Directions:
Output the material exactly, but drop every image it holds.

──────

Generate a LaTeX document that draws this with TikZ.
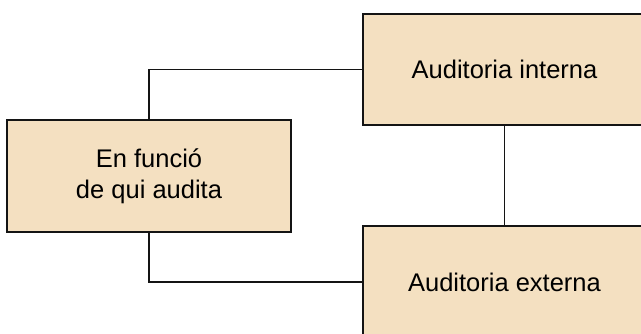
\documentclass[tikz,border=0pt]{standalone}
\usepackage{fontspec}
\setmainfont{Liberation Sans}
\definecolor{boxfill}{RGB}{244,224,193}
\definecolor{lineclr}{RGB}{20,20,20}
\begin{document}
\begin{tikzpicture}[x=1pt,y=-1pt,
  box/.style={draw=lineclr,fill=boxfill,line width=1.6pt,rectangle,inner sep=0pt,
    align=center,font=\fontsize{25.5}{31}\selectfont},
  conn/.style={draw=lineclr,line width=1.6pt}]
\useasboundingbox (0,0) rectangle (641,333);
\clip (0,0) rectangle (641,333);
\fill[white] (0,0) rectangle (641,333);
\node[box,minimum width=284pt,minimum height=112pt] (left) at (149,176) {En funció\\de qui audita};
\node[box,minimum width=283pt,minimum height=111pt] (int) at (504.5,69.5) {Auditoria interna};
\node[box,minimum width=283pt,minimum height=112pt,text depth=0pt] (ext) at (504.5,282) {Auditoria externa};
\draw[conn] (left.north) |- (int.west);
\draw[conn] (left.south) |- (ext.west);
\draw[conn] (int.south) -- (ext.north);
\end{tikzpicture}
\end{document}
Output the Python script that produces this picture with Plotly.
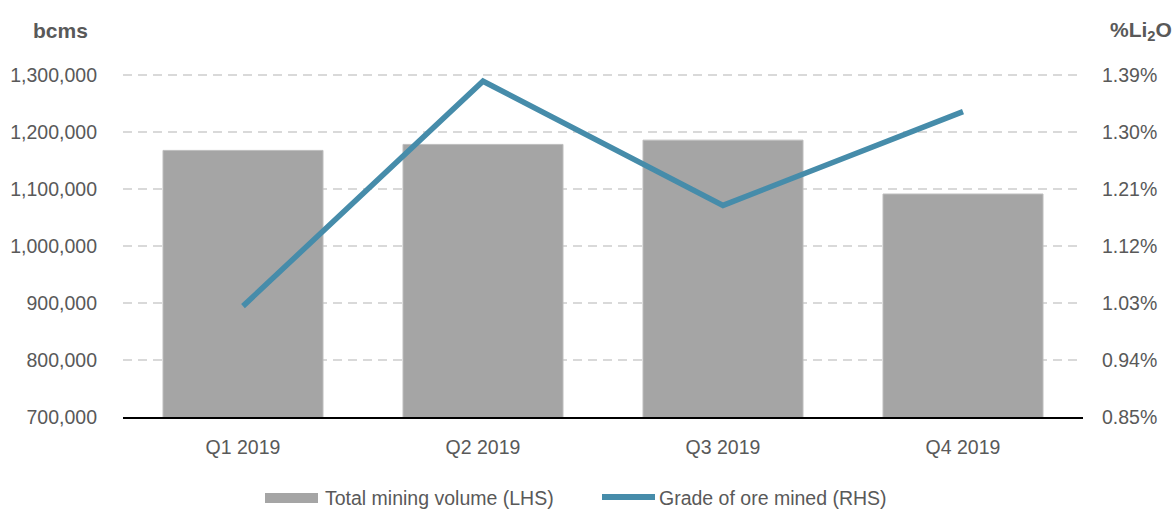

──────

Solution for this exercise:
Generate a LaTeX document that draws this with TikZ.
\documentclass[tikz,border=0pt]{standalone}
\usepackage{fontspec}
\setmainfont{Liberation Sans}
\definecolor{boxfill}{RGB}{244,224,193}
\definecolor{lineclr}{RGB}{20,20,20}
\begin{document}
\begin{tikzpicture}[x=1pt,y=-1pt,
  box/.style={draw=lineclr,fill=boxfill,line width=1.6pt,rectangle,inner sep=0pt,
    align=center,font=\fontsize{25.5}{31}\selectfont},
  conn/.style={draw=lineclr,line width=1.6pt}]
\useasboundingbox (0,0) rectangle (641,333);
\clip (0,0) rectangle (641,333);
\fill[white] (0,0) rectangle (641,333);
\node[box,minimum width=284pt,minimum height=112pt] (left) at (149,176) {En funció\\de qui audita};
\node[box,minimum width=283pt,minimum height=111pt] (int) at (504.5,69.5) {Auditoria interna};
\node[box,minimum width=283pt,minimum height=112pt,text depth=0pt] (ext) at (504.5,282) {Auditoria externa};
\draw[conn] (left.north) |- (int.west);
\draw[conn] (left.south) |- (ext.west);
\draw[conn] (int.south) -- (ext.north);
\end{tikzpicture}
\end{document}
Output the Python script that produces this picture with Plotly.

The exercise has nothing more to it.